У сотрудницы авиакомпании глаза оставались нейлоновыми:

– Мне очень жаль, млада пани.

– Вам жаль! Вам жаль! – разнообразный ассортимент выпитых на голодный желудок напитков, давал о себе знать. – Вы понятия не имеете, что означает это слово! – Голос вдруг сорвался, в нем отчетливо послышалась слеза. – Так я вам кое-что расскажу. Чтоб вы знали: у меня в Москве умирает подруга, а я вынуждена торчать в вашем чертовом аэропорту и выслушивать эти бесконечные «мне очень жаль»!

Поняв, что каждая новая фраза лишь усугубляет ситуацию, сотрудница польских авиалиний сомкнула ярко-алые уста, давая понять, что больше не произнесет ни слова. Поняв, что ответа не будет, Даша выругалась на трех языках и отошла от стойки. Она вернулась в кресло, которое уже успела возненавидеть каждым сантиметром седалища.

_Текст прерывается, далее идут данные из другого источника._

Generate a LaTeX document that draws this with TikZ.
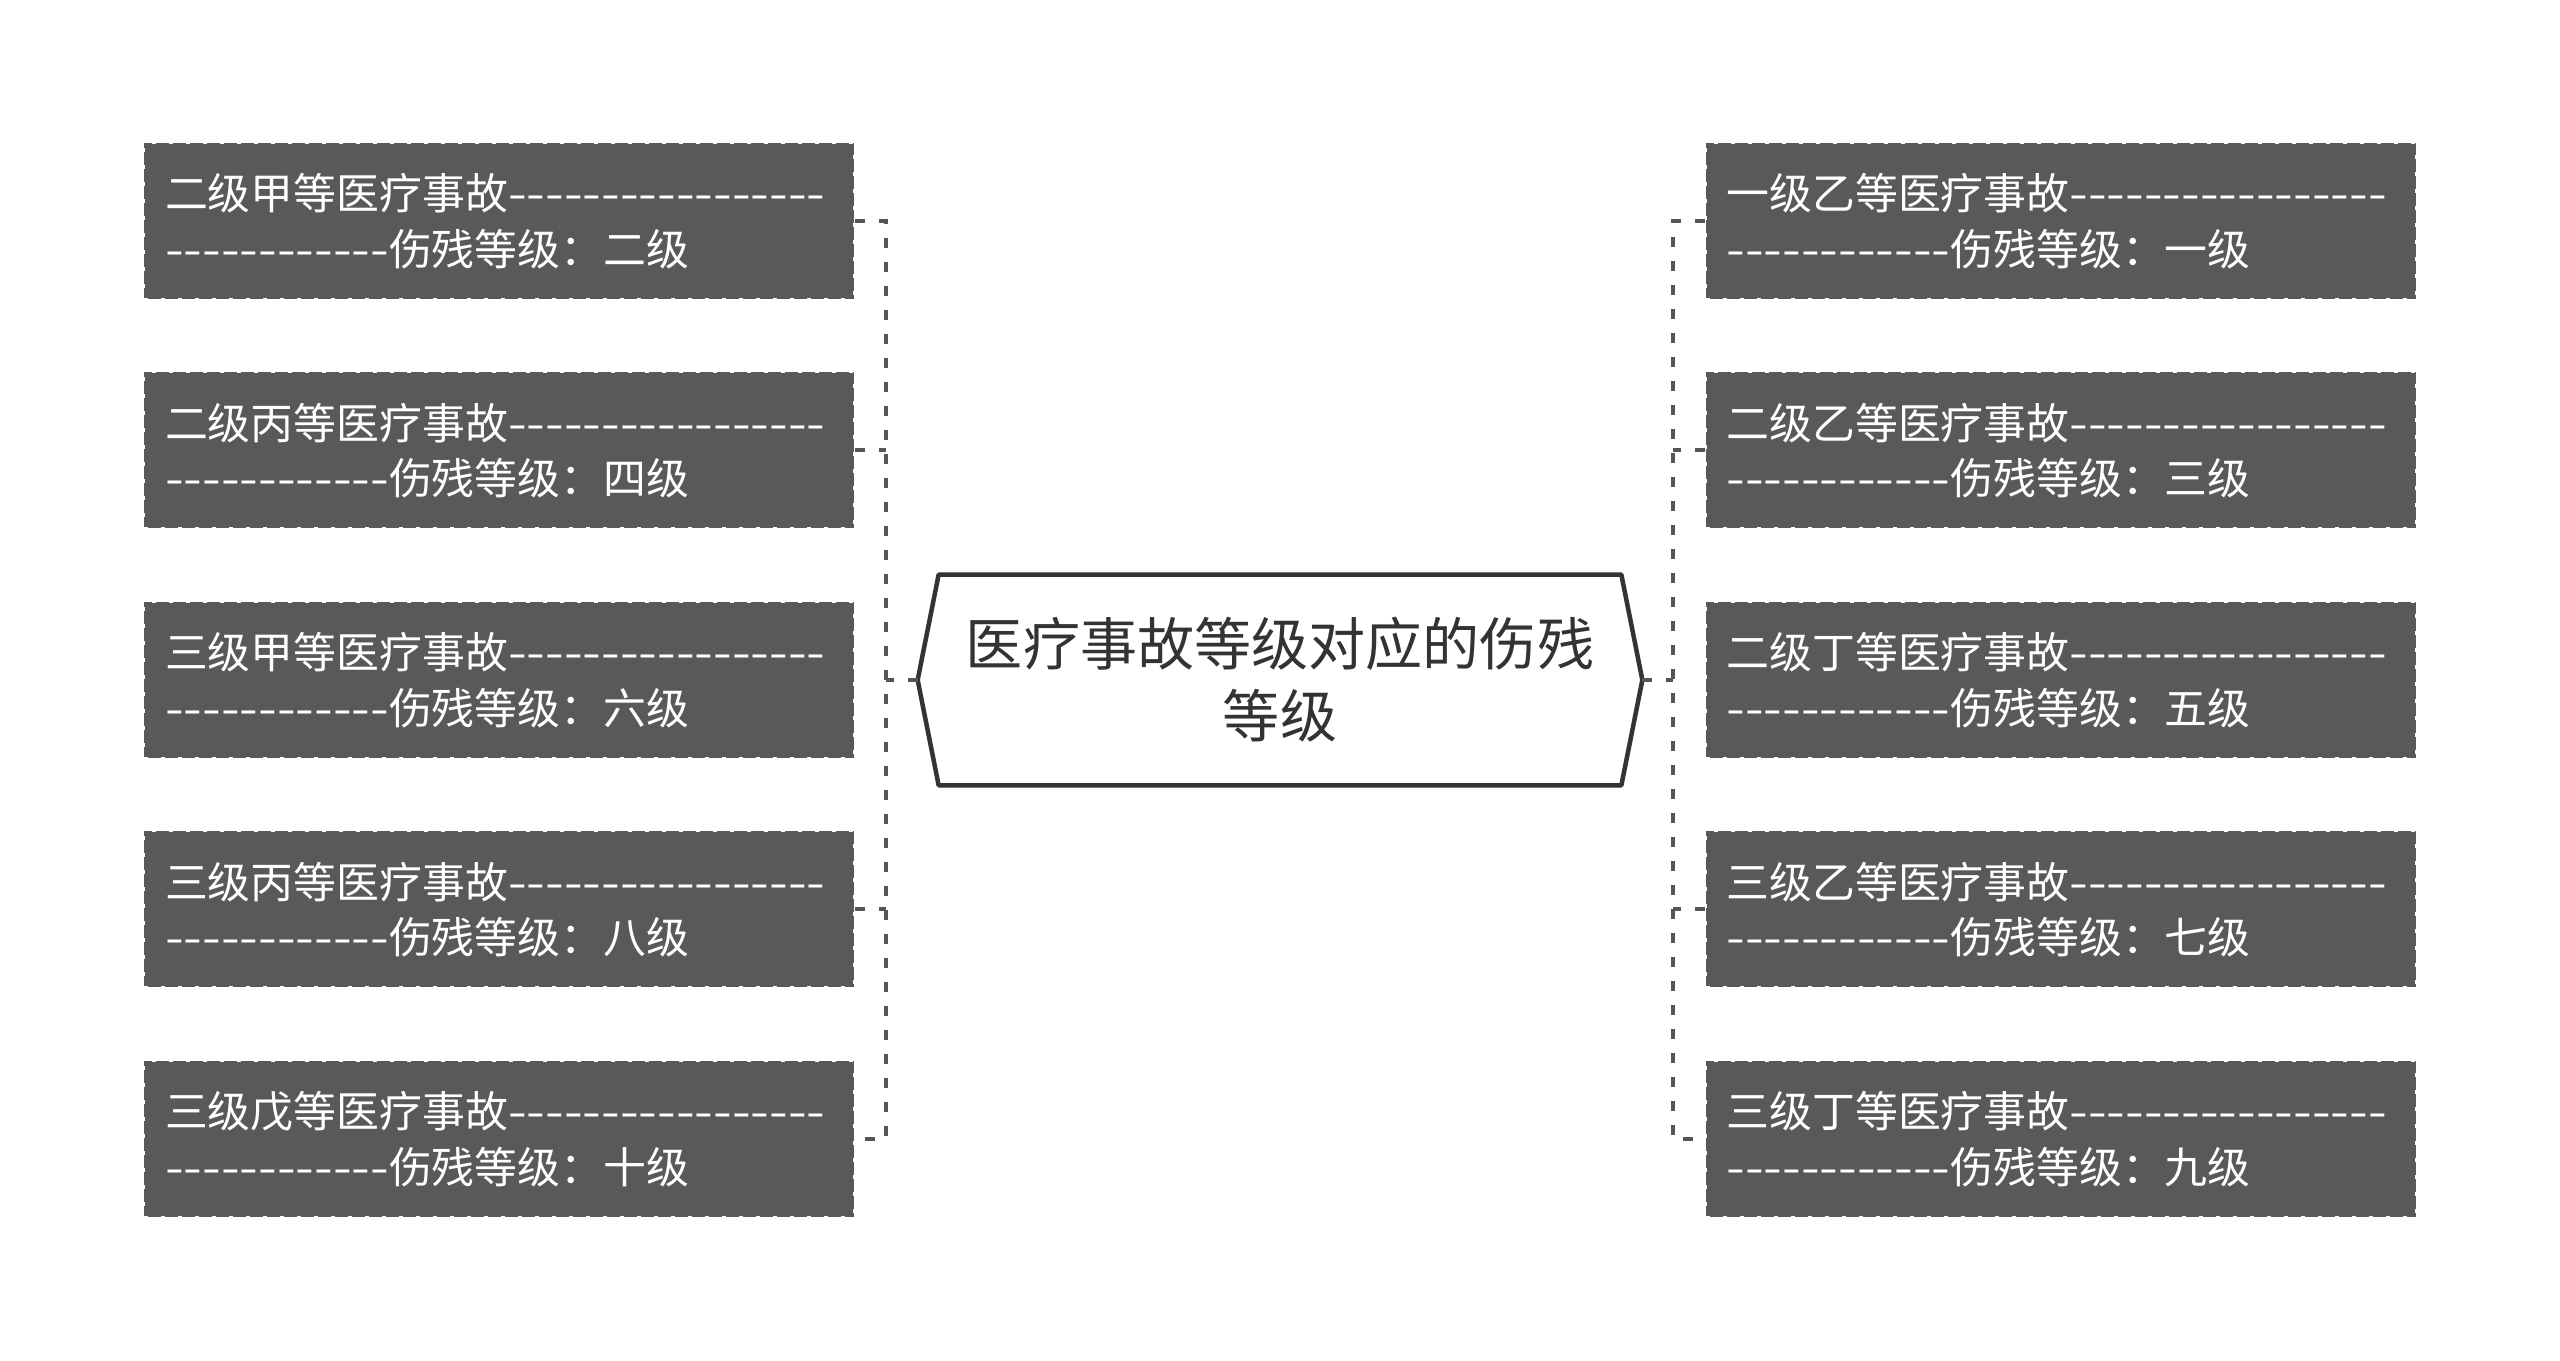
\documentclass[tikz,border=0pt]{standalone}
\usepackage{fontspec}
\usepackage{graphicx}
\setmainfont{Noto Sans CJK SC}[Ligatures=TeXOff]
\usetikzlibrary{calc}
\definecolor{boxgray}{HTML}{595959}
\definecolor{linegray}{HTML}{555555}
\definecolor{ink}{HTML}{333333}
\newcommand{\hy}[1]{\scalebox{1.255}[1]{#1}}

\begin{document}
\begin{tikzpicture}[
  grade/.style={fill=boxgray, draw=white, line width=0.04cm, dash pattern=on 0.08cm off 0.26cm, text=white, align=left, text width=13.36cm, inner xsep=0.42cm, inner ysep=0pt, minimum height=3.12cm, font=\fontsize{24.4}{31.6}\selectfont},
  title/.style={align=center, text width=13.2cm, minimum width=13.64cm, minimum height=4.2cm, inner sep=0pt, text=ink, font=\fontsize{32.5}{41}\selectfont},
  link/.style={draw=linegray, line width=0.08cm, dash pattern=on 0.2cm off 0.28cm}]
  \useasboundingbox (0,0) rectangle (51.2,27.22);
  \node[title] (t) at (25.6,13.62) {医疗事故等级对应的伤残\\等级};
  \coordinate (tipL) at ($(t.west)+(-0.42,0)$);
  \coordinate (tipR) at ($(t.east)+(0.42,0)$);
  \draw[ink, line width=0.09cm, line join=round] (t.north west) -- (t.north east) -- (tipR) -- (t.south east) -- (t.south west) -- (tipL) -- cycle;

  \node[grade] (l1) at (9.98,22.80) {二级甲等医疗事故\hy{-----------------}\\\hy{------------}伤残等级：二级};
  \node[grade] (l2) at (9.98,18.21) {二级丙等医疗事故\hy{-----------------}\\\hy{------------}伤残等级：四级};
  \node[grade] (l3) at (9.98,13.62) {三级甲等医疗事故\hy{-----------------}\\\hy{------------}伤残等级：六级};
  \node[grade] (l4) at (9.98,9.03) {三级丙等医疗事故\hy{-----------------}\\\hy{------------}伤残等级：八级};
  \node[grade] (l5) at (9.98,4.44) {三级戊等医疗事故\hy{-----------------}\\\hy{------------}伤残等级：十级};

  \node[grade] (r1) at (41.21,22.80) {一级乙等医疗事故\hy{-----------------}\\\hy{------------}伤残等级：一级};
  \node[grade] (r2) at (41.21,18.21) {二级乙等医疗事故\hy{-----------------}\\\hy{------------}伤残等级：三级};
  \node[grade] (r3) at (41.21,13.62) {二级丁等医疗事故\hy{-----------------}\\\hy{------------}伤残等级：五级};
  \node[grade] (r4) at (41.21,9.03) {三级乙等医疗事故\hy{-----------------}\\\hy{------------}伤残等级：七级};
  \node[grade] (r5) at (41.21,4.44) {三级丁等医疗事故\hy{-----------------}\\\hy{------------}伤残等级：九级};

  \draw[link] (l1.east) -- ++(0.62,0) |- (l5.east);
  \draw[link] (l2.east) -- ++(0.62,0);
  \draw[link] (l4.east) -- ++(0.62,0);
  \draw[link] (tipL) -- (tipL -| {$(l1.east)+(0.62,0)$});
  \draw[link] (r1.west) -- ++(-0.64,0) |- (r5.west);
  \draw[link] (r2.west) -- ++(-0.64,0);
  \draw[link] (r4.west) -- ++(-0.64,0);
  \draw[link] (tipR) -- (tipR -| {$(r1.west)+(-0.64,0)$});
\end{tikzpicture}
\end{document}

Хорошо одетый пожилой мужчина, подброшенный ударной волной, недовольно скосился. Тем не менее он приподнял шляпу и слегка поклонился:

– Млада пани…

– Простите. – Какие же поляки все-таки галантные… – Простите, если потревожила вас. Обычно я веду себя более сдержанно.

Мужчина ответил дежурной улыбкой, но издерганная транзитными проблемами пассажирка восприняла обыкновенную вежливость за сочувствие и принялась делиться с первым встречным, ни в чем не виновным человеком своими невзгодами.

– Вы не поверите, – сообщила она без всякого перехода, – но я сижу в этом аэропорту уже больше пяти часов. – После чего выдержала долгую паузу, позволяя собеседнику задать вопрос.

К ее несказанному удивлению, вопроса не последовало. Обескураженная этим обстоятельством, Даша продолжила, может, чуть с меньшим энтузиазмом:

– Что-то случилось в этой чертовой Америке и самолет, на который я должна пересесть, завис. – Она снова помолчала. – Причем не в воздухе, как логично было бы предположить, а в каком-то непонятном аэропорту и…

– Я в курсе, пани, – кротко заметил мужчина. – Я тоже дожидаюсь этого рейса.

– В самом деле? – Даша посмотрела на человека по соседству с уважением. Нечасто встретишь настолько уравновешенный характер. – И вы так спокойно говорите об этом?

Поляк развел руками:

– Я медик, млада пани, хирург. В моей профессии эмоции противопоказаны.

– Хирург? – веснушчатое лицо исказила гримаса. Она снова вспомнила Юльку, страдающую от неизвестного заболевания. – Какой ужас…

– Почему ужас? – Поляк глянул недоуменно. – Извините, но я вас не понимаю. Я горжусь своей профессией и не знаю миссии благороднее.

– Да, да, конечно, – мысль снова скакнула в сторону. – С другой стороны, резать живых людей… Как-то противоестественно.

Возникающие в диалоге паузы заполнял громкий, хорошо поставленный голос из репродуктора: «Attention, please…»

– …не понимаю как можно резать живого человека…

– Если живых людей не резать, они очень быстро становятся мертвыми, – холодно парировал новый знакомый – Это, конечно, процесс более естественный, но по странному стечению обстоятельств большинство человечества предпочитает именно первый вариант.

– Тоже верно. – Даша задумчиво смотрела на табло. – А вы какой хирург?

Поляк сухо поджал губы:

– Я предпочел бы поговорить на другую тему.

Впервые за это тяжелое утро на бледных губах промелькнуло нечто похожее на улыбку.

– А хотите, я угадаю?

Поляк несколько удивился:

– Попробуйте.

– Вы женский врач.

Незнакомец удивился еще больше:

– Да, но… Как вы догадались?

– Очень просто, – Даша прищурила один глаз. – У меня друг – стоматолог.

– Стоматолог? – На лице случайного знакомого обозначился напряженный поиск причинно-следственной связи. – Простите, но я не понял. Ваш друг сказал, что я женский врач?